Broadway and the American Songbook
Duke's popular-song career accelerated with Broadway revues that showcased his gift for haunting, harmonically rich melodies. He wrote "April in Paris" with lyricist E. Y. "Yip" Harburg, a song whose graceful chromaticism and wistful imagery captured the imagination of singers and big bands for decades. He penned "Autumn in New York", a composition he wrote and also lyricized himself, which became one of the quintessential American standards, recorded by generations of vocalists. His collaboration with Ira Gershwin produced "I Can't Get Started", a reflective showpiece embraced by jazz soloists and singers alike. For the musical Cabin in the Sky he contributed "Taking a Chance on Love", with lyrics by John La Touche and Ted Fetter, further cementing his place in the theater. Though he never flooded the market, the elegance and durability of these titles ensured that his output would endure in the repertory.
Classical Works as Vladimir Dukelsky
Parallel to his Broadway triumphs, Dukelsky maintained a serious concert career. He wrote ballets, orchestral pieces, and chamber music that reflected a neoclassical sensibility filtered through his Russian heritage. His approach favored clarity of line, rhythmic poise, and a craftsman's attention to orchestral color. Performances in Europe and the United States brought him to the attention of conductors, choreographers, and impresarios who appreciated music that could speak both to modernity and to lyric tradition. While the classical side of his catalogue never rivaled the popular songs in public profile, it testified to a broad musicianship and a commitment to composition beyond the commercial stage.
Style, Technique, and Working Habits
Duke's signature as a songwriter lay in melodies that feel inevitable yet surprising, supported by harmonies that shift with urbane subtlety. He prized economy: a clear tune, a telling modulation, a structural turn that keeps the ear engaged. He collaborated closely with lyricists, respecting the prosody of language and tailoring musical phrases to expressive stresses in the text. His partners, E. Y. Harburg, Ira Gershwin, John La Touche, and Ted Fetter among them, valued his flexibility and taste, and he valued their verbal wit and emotional candor. In rehearsal rooms and publisher offices, he was known for calm professionalism and exacting standards.
Communities and Collaborators
Duke inhabited multiple artistic communities. With George Gershwin he shared a belief that popular song could be artful without sacrificing accessibility. His associations with Prokofiev and the Diaghilev circle kept him in dialogue with choreographers, dancers, and conductors; with Broadway producers, arrangers, and pit musicians he navigated deadlines, orchestrations, and practical theater craft. Jazz bandleaders and singers found his songs ideal vehicles for interpretation. Count Basie's band made "April in Paris" a concert showpiece; vocalists from Billie Holiday to Frank Sinatra brought "Autumn in New York" into the canon. Each interpretation affirmed the depth built into his melodic and harmonic ideas.
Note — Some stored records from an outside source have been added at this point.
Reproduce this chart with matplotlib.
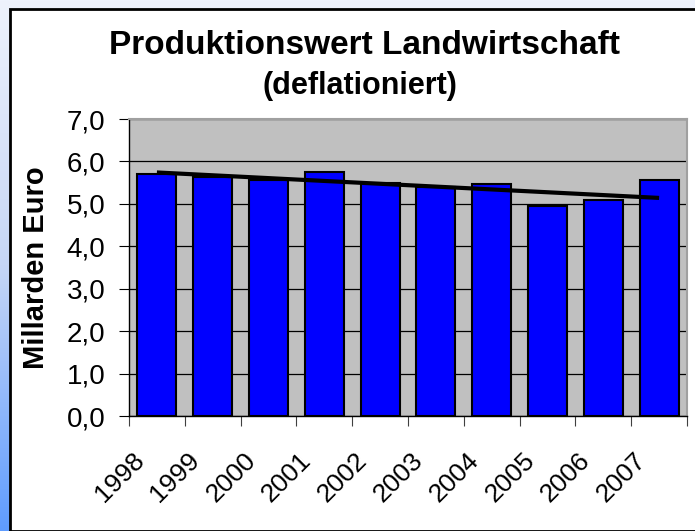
# Produktionswert Landwirtschaft (deflationiert), Balken mit Trendlinie
import numpy as np
import matplotlib.pyplot as plt
from matplotlib.colors import LinearSegmentedColormap

plt.rcParams['font.family'] = ['Liberation Sans', 'DejaVu Sans']

# Daten
years = ['1998', '1999', '2000', '2001', '2002', '2003', '2004', '2005', '2006', '2007']
values = [5.70, 5.64, 5.57, 5.75, 5.48, 5.40, 5.46, 4.94, 5.08, 5.56]
trend_ends = [5.74, 5.14]
y_ticks = [0, 1, 2, 3, 4, 5, 6, 7]
y_tick_labels = ['0,0', '1,0', '2,0', '3,0', '4,0', '5,0', '6,0', '7,0']

fig = plt.figure(figsize=(6.95, 5.31), dpi=100)

# Hintergrund: blauer Verlauf
bg = fig.add_axes([0, 0, 1, 1])
cmap = LinearSegmentedColormap.from_list('bg', ['#eef2fc', '#c6d6f6', '#5f9cff'])
grad = np.linspace(0, 1, 256).reshape(-1, 1)
bg.imshow(grad, aspect='auto', cmap=cmap, extent=[0, 1, 0, 1])
bg.add_patch(plt.Rectangle((10 / 695, 0), 1, 1 - 9 / 531, facecolor='white',
                           edgecolor='black', linewidth=2))
bg.set_xlim(0, 1)
bg.set_ylim(0, 1)
bg.axis('off')

ax = fig.add_axes([129 / 695, 1 - 416 / 531, 558 / 695, 297 / 531])
ax.set_facecolor('#c0c0c0')
x = np.arange(len(years))
ax.bar(x, values, width=0.7, color='#0000ff', edgecolor='black', linewidth=1.5, zorder=3)
ax.plot([x[0], x[-1]], trend_ends, color='black', linewidth=3.0, zorder=4,
        solid_capstyle='butt')

ax.set_xlim(-0.5, len(years) - 0.5)
ax.set_ylim(0, 7)
ax.set_yticks(y_ticks)
ax.set_yticklabels(y_tick_labels, fontsize=20)
ax.yaxis.grid(True, color='black', linewidth=0.9, zorder=1)
ax.set_axisbelow(True)

# Hauptstriche an den Kategoriegrenzen, Jahreszahlen etwas links der Mitte (wie Excel)
ax.set_xticks(np.arange(-0.5, len(years), 1.0))
ax.set_xticklabels([])
ax.set_xticks(x - 0.3, minor=True)
ax.set_xticklabels(years, minor=True, fontsize=19, rotation=45, ha='right',
                   va='center', rotation_mode='anchor')
ax.tick_params(axis='x', which='minor', length=0, pad=29)
ax.tick_params(axis='x', which='major', length=7, color='#404040')
ax.tick_params(axis='y', length=7, color='black', pad=10)

for s in ['top', 'right']:
    ax.spines[s].set_color('#a0a0a0')
    ax.spines[s].set_linewidth(1.5)
for s in ['left', 'bottom']:
    ax.spines[s].set_color('black')
    ax.spines[s].set_linewidth(1.0)

ax.set_ylabel('Millarden Euro', fontsize=21, fontweight='bold')
ax.yaxis.set_label_coords(-79 / 558, 0.5)

fig.text(365 / 695, 1 - 45 / 531, 'Produktionswert Landwirtschaft', fontsize=24,
         fontweight='bold', ha='center', va='center')
fig.text(360 / 695, 1 - 86 / 531, '(deflationiert)', fontsize=22,
         fontweight='bold', ha='center', va='center')

fig.savefig('out.png', dpi=100)
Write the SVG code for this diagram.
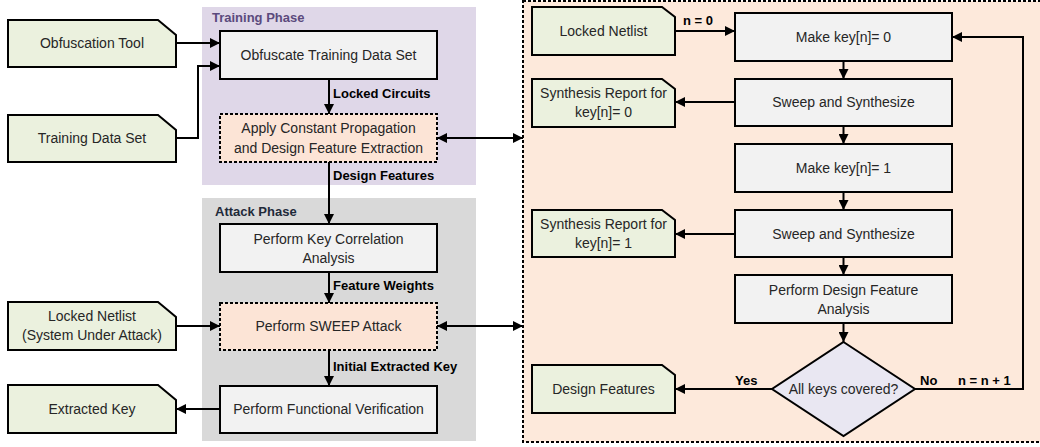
<svg xmlns="http://www.w3.org/2000/svg" width="1040" height="447" viewBox="0 0 1040 447">
  <defs>
    <marker id="arr" viewBox="0 0 10 10" refX="10" refY="5" markerWidth="5" markerHeight="5" orient="auto-start-reverse" markerUnits="strokeWidth">
      <path d="M0,0 L10,5 L0,10 z" fill="#000"/>
    </marker>
    <style>
      .box { fill: #f2f2f2; stroke: #000; stroke-width: 2; }
      .dash { fill: #fce4d6; stroke: #000; stroke-width: 2; stroke-dasharray: 3 2; }
      .note { fill: #ebf1de; stroke: #000; stroke-width: 2; }
      .txt { font-family: "Liberation Sans", Arial, sans-serif; font-size: 14px; fill: #262626; text-anchor: middle; }
      .lbl { font-family: "Liberation Sans", Arial, sans-serif; font-size: 13px; font-weight: bold; fill: #000; }
      .conn { fill: none; stroke: #000; stroke-width: 2; }
      .a { marker-end: url(#arr); }
      .aa { marker-start: url(#arr); marker-end: url(#arr); }
    </style>
  </defs>

  <!-- phase panels -->
  <g id="training-phase">
    <rect x="202" y="7" width="274" height="178" fill="#dfd7e8"/>
    <text x="212" y="22" class="lbl" fill="#5b4a7d" style="fill:#5b4a7d">Training Phase</text>
  </g>
  <g id="attack-phase">
    <rect x="202" y="198" width="274" height="243" fill="#d9d9d9"/>
    <text x="215" y="216" class="lbl" style="fill:#1f2a3a">Attack Phase</text>
  </g>

  <!-- detail panel -->
  <g id="sweep-detail">
    <rect x="523" y="1" width="530" height="441" fill="#fde9db" stroke="#000" stroke-width="2" stroke-dasharray="3 2"/>
  </g>

  <!-- left inputs / outputs -->
  <g id="obfuscation-tool">
    <path class="note" d="M8,20 H158 L176,35 V67 H8 Z"/>
    <text x="92" y="48" class="txt">Obfuscation Tool</text>
  </g>
  <g id="training-data-set">
    <path class="note" d="M8,115 H158 L176,130 V162 H8 Z"/>
    <text x="92" y="143" class="txt">Training Data Set</text>
  </g>
  <g id="locked-netlist-attack">
    <path class="note" d="M8,302 H158 L176,317 V350 H8 Z"/>
    <text x="92" y="321" class="txt">Locked Netlist</text>
    <text x="92" y="340" class="txt">(System Under Attack)</text>
  </g>
  <g id="extracted-key">
    <path class="note" d="M8,385 H158 L176,400 V433 H8 Z"/>
    <text x="92" y="414" class="txt">Extracted Key</text>
  </g>

  <!-- training flow -->
  <g id="obfuscate">
    <rect class="box" x="220" y="31" width="217" height="48"/>
    <text x="328.5" y="60" class="txt">Obfuscate Training Data Set</text>
  </g>
  <g id="constant-propagation">
    <rect class="dash" x="220" y="114" width="217" height="48"/>
    <text x="328.5" y="133" class="txt">Apply Constant Propagation</text>
    <text x="328.5" y="153" class="txt">and Design Feature Extraction</text>
  </g>

  <!-- attack flow -->
  <g id="key-correlation">
    <rect class="box" x="220" y="224" width="217" height="48"/>
    <text x="328.5" y="244" class="txt">Perform Key Correlation</text>
    <text x="328.5" y="263" class="txt">Analysis</text>
  </g>
  <g id="sweep-attack">
    <rect class="dash" x="220" y="303" width="217" height="47"/>
    <text x="328.5" y="331" class="txt">Perform SWEEP Attack</text>
  </g>
  <g id="functional-verification">
    <rect class="box" x="220" y="386" width="217" height="47"/>
    <text x="328.5" y="414" class="txt">Perform Functional Verification</text>
  </g>

  <!-- detail flow -->
  <g id="locked-netlist">
    <path class="note" d="M532,7 H662 L675,17 V55 H532 Z"/>
    <text x="603.5" y="36" class="txt">Locked Netlist</text>
  </g>
  <g id="make-key-0">
    <rect class="box" x="735" y="13" width="217" height="48"/>
    <text x="843.5" y="42" class="txt">Make key[n]= 0</text>
  </g>
  <g id="report-0">
    <path class="note" d="M532,79 H662 L675,89 V127 H532 Z"/>
    <text x="603.5" y="98" class="txt">Synthesis Report for</text>
    <text x="603.5" y="117" class="txt">key[n]= 0</text>
  </g>
  <g id="sweep-0">
    <rect class="box" x="735" y="79" width="217" height="47"/>
    <text x="843.5" y="107" class="txt">Sweep and Synthesize</text>
  </g>
  <g id="make-key-1">
    <rect class="box" x="735" y="144" width="217" height="48"/>
    <text x="843.5" y="173" class="txt">Make key[n]= 1</text>
  </g>
  <g id="report-1">
    <path class="note" d="M532,210 H662 L675,220 V257 H532 Z"/>
    <text x="603.5" y="229" class="txt">Synthesis Report for</text>
    <text x="603.5" y="248" class="txt">key[n]= 1</text>
  </g>
  <g id="sweep-1">
    <rect class="box" x="735" y="210" width="217" height="47"/>
    <text x="843.5" y="239" class="txt">Sweep and Synthesize</text>
  </g>
  <g id="feature-analysis">
    <rect class="box" x="735" y="275" width="217" height="48"/>
    <text x="843.5" y="295" class="txt">Perform Design Feature</text>
    <text x="843.5" y="314" class="txt">Analysis</text>
  </g>
  <g id="all-keys">
    <path d="M843.5,342 L915,389 L843.5,436 L772,389 Z" fill="#e9e7f2" stroke="#000" stroke-width="2"/>
    <text x="843.5" y="394" class="txt">All keys covered?</text>
  </g>
  <g id="design-features">
    <path class="note" d="M532,365 H662 L675,375 V413 H532 Z"/>
    <text x="603.5" y="394" class="txt">Design Features</text>
  </g>

  <!-- connectors -->
  <g id="connectors">
    <path class="conn a" d="M176,43 H220"/>
    <path class="conn a" d="M176,138 H198 V66 H220"/>
    <path class="conn a" d="M329,79 V114"/>
    <path class="conn a" d="M329,162 V224"/>
    <path class="conn a" d="M329,272 V303"/>
    <path class="conn a" d="M329,350 V386"/>
    <path class="conn a" d="M176,326 H220"/>
    <path class="conn a" d="M220,409 H176"/>
    <path class="conn aa" d="M437,138 H523"/>
    <path class="conn aa" d="M437,326 H523"/>

    <path class="conn a" d="M675,31 H735"/>
    <path class="conn a" d="M843.5,61 V79"/>
    <path class="conn a" d="M735,102 H675"/>
    <path class="conn a" d="M843.5,126 V144"/>
    <path class="conn a" d="M843.5,192 V210"/>
    <path class="conn a" d="M735,234 H675"/>
    <path class="conn a" d="M843.5,257 V275"/>
    <path class="conn a" d="M843.5,323 V342"/>
    <path class="conn a" d="M772,389 H675"/>
    <path class="conn a" d="M915,389 H1023 V37 H952"/>

    <text x="333" y="98" class="lbl">Locked Circuits</text>
    <text x="333" y="180" class="lbl">Design Features</text>
    <text x="333" y="290" class="lbl">Feature Weights</text>
    <text x="333" y="371" class="lbl">Initial Extracted Key</text>
    <text x="683" y="25" class="lbl">n = 0</text>
    <text x="735" y="385" class="lbl">Yes</text>
    <text x="920" y="385" class="lbl">No</text>
    <text x="958" y="385" class="lbl">n = n + 1</text>
  </g>
</svg>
Mid-Century Work and Adjustments
As musical fashions shifted through the 1940s and 1950s, Duke adapted with the professionalism of a seasoned theater craftsman. He continued to contribute to revues and book musicals, wrote film songs when the opportunity fit, and revisited concert projects under his Dukelsky name. The postwar era favored amplified spectacles and new rhythms, yet his best music remained in circulation through recordings and radio programming, keeping his name present even when he was not in the headlines.
Later Years and Passing
Duke continued to compose, arrange, and advise productions into the 1960s, dividing his time between professional obligations and personal projects, including reflective writings on his career. He died in 1969, leaving a catalog that spanned the concert hall and the Broadway stage. Friends and collaborators remembered a cosmopolitan artist with disciplined craft and a quietly stubborn belief in the melodic line.
Legacy
Vernon Duke's place in 20th-century music is distinctive. Few composers maintained two robust careers under two names with such integrity. His most famous songs, "April in Paris", "Autumn in New York", "I Can't Get Started", and "Taking a Chance on Love", have lived on as standards precisely because they reward reinvention, whether by a dance band, a jazz soloist, or a cabaret singer. As Vladimir Dukelsky he contributed to ballet and orchestral repertories that linked Russian lineage to Western modernism. The people around him, George Gershwin in the popular sphere, Prokofiev and Diaghilev in the classical, and lyricists like Harburg, Ira Gershwin, La Touche, and Fetter, helped shape a career that bridged continents and idioms. The continuing life of his songs and the respect accorded his concert works affirm the singular figure he cut: a composer who could hear both the bustle of Broadway and the clarity of the conservatory, and write memorably for each.